Dealers fight paperwork to cope with O2’s new commission scheme

Dealers fight paperwork to cope with O2’s new commission scheme

The first critical three month period for O2’s dealer revenue share scheme has elapsed, with a mixed response from dealers and distributors.

 Some have welcomed the transparency it gives dealers on customer spending, but several others have cited the heavy burden of paperwork required to reconcile the data.

 At the centre of the new workload faced by O2’s dealers is calculating how much every customer has spent, and whether it is above or below the magic £40 per month level (see below).

 It has led to complaints from some dealers that they’ve had to invest in new systems to cope with the paperwork.

O2 first announced and presented details of its revenue share plans to dealers and distributors in the autumn of last year.

 But transparency of customer data has been roundly welcomed by dealers who have previously said it is impossible to secure high spending customers without access to how they spend.

 O2 did not previously give dealers statistics on customer spend, citing the Data Protection Act.

 But now, some dealers have said the weight of data and statistics has led to long hours in the back office, and they have even had to invest in new software and systems as a result, at an unaccounted cost.

One dealer said: ‘We get an Excel spreadsheet with customer figures and there are mistakes that need checking.

‘None of us have been prepared for this change – we have had to change our formula – the administrative burden from the network share is something we weren’t prepared for.’

Another said: ‘Suddenly we require new checks and balances, but we’ve been asking the networks for years to tell us more so we can’t really criticise them now they are.’

One added: ‘If you want to do a share scheme, then you need to work out the figures. It should have been done from day one – people are complicating it.’

O2 dropped upfront commissions in favour of the revenue share scheme in October last year, and was followed by T-Mobile and Orange in April 2009.

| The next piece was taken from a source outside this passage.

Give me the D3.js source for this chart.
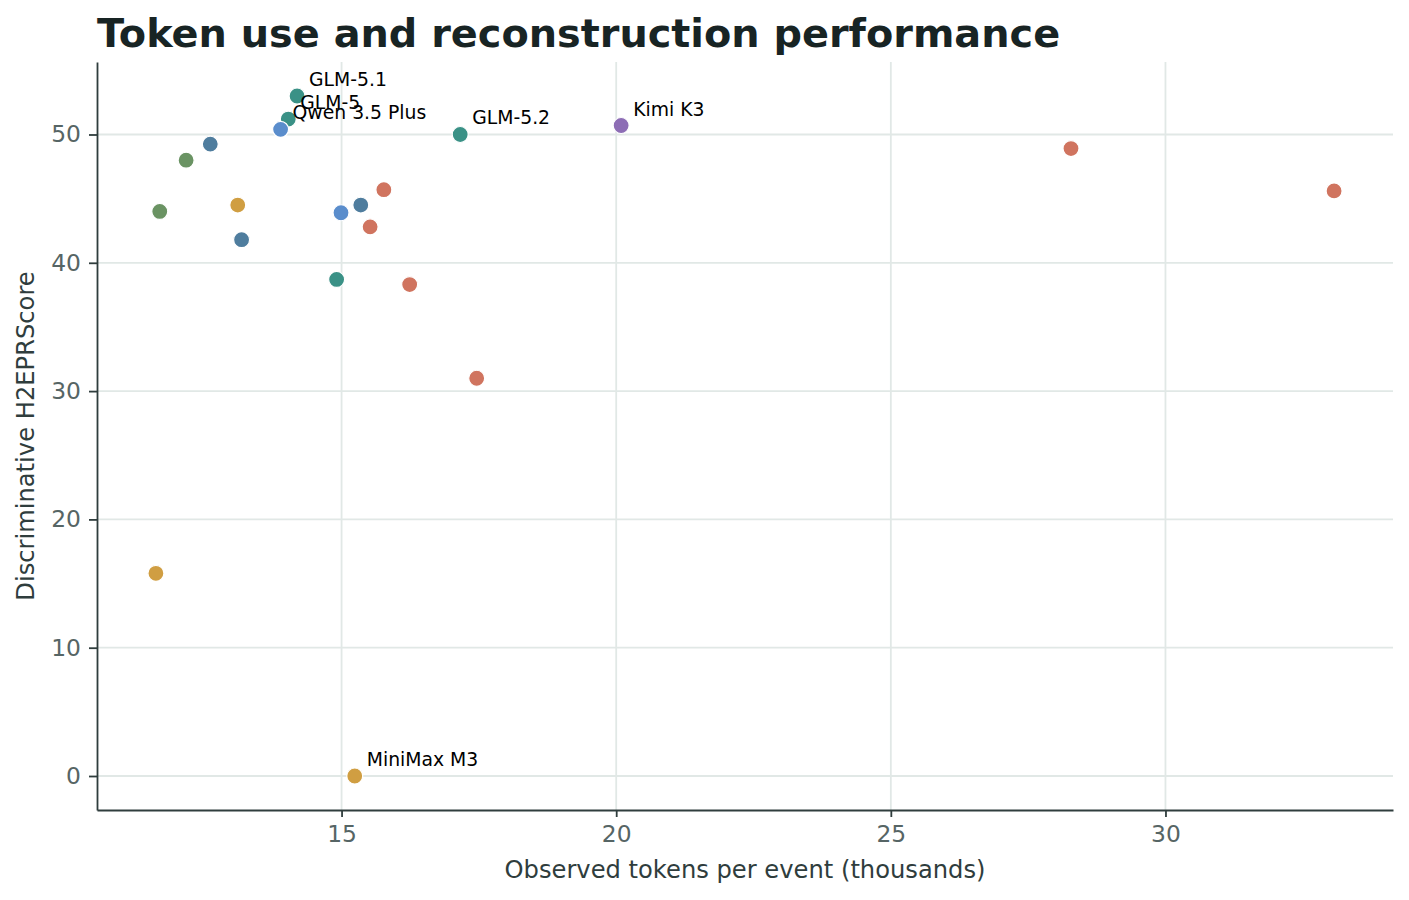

An O2 spokeswoman said: ‘Accurate and thorough reporting is essential so our partners can prepare themselves for reconciliation and avoid any surprises. Revenue share delivers long-term stability for our partners by investing appropriately on the contract value of our customers.’

Does ARPU level make revenue share worthwhile?
Dealers are trying to predict low-spending customers, as they barely make a profit for the business under the new scheme, it has been claimed.

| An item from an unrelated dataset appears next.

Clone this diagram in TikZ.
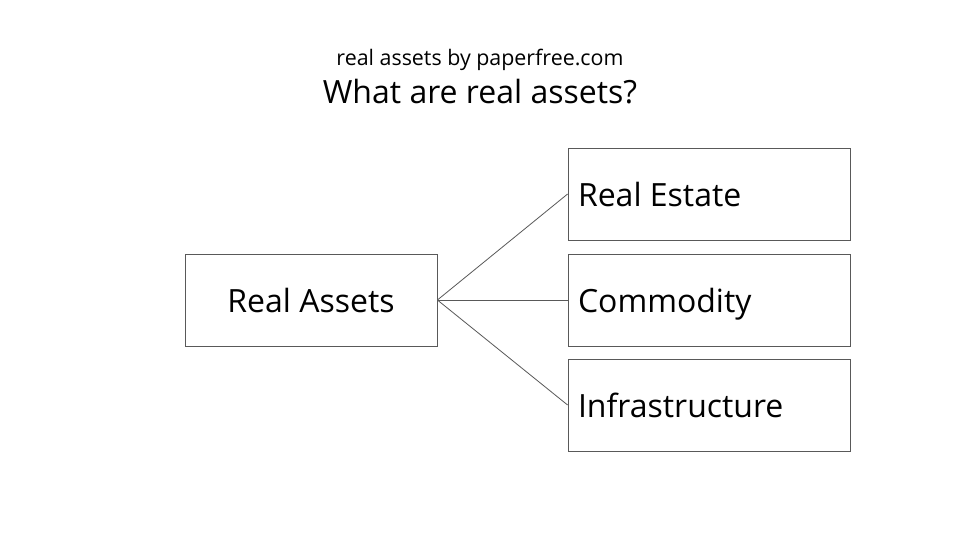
\documentclass[tikz,border=0pt]{standalone}
\usepackage{fontspec}
\setmainfont{Open Sans}
\begin{document}
\begin{tikzpicture}[x=1pt,y=-1pt,
  box/.style={draw=black!65,line width=0.8pt,minimum width=282pt,minimum height=92pt,inner sep=0pt,font=\fontsize{32}{36}\selectfont,text height=24pt,text depth=0pt},
  leaf/.style={box,text width=262pt,align=flush left,inner xsep=10pt,minimum width=0pt},
  link/.style={draw=black!65,line width=0.8pt}]
\useasboundingbox[fill=white] (0,0) rectangle (960,540);
\node[font=\fontsize{21.4}{24}\selectfont] (sub) at (480,60) {real assets by paperfree.com};
\node[font=\fontsize{32}{36}\selectfont] (title) at (480,92) {What are real assets?};
\node[box,minimum width=252pt] (root) at (311,300) {Real Assets};
\node[leaf] (re) at (709,194) {Real Estate};
\node[leaf] (co) at (709,300) {Commodity};
\node[leaf] (in) at (709,405) {Infrastructure};
\draw[link] (root.east) -- (re.west);
\draw[link] (root.east) -- (co.west);
\draw[link] (root.east) -- (in.west);
\end{tikzpicture}
\end{document}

O2 has defined customers who spend over its £40 per month average spend as ‘true ups’, and below that level as ‘true downs’.

Dealers said the effort in managing the administration around each customer doesn’t make it viable to serve so-called ‘true down’ customers, and they only break into profit after the minimum 24 month term.

Meanwhile, the money is starting to come in from higher spending customers.
One dealer said: ‘It’s hugely beneficial to be connecting a high-spending customer on O2, but dealers that rely on O2 for the low spenders won’t make money.’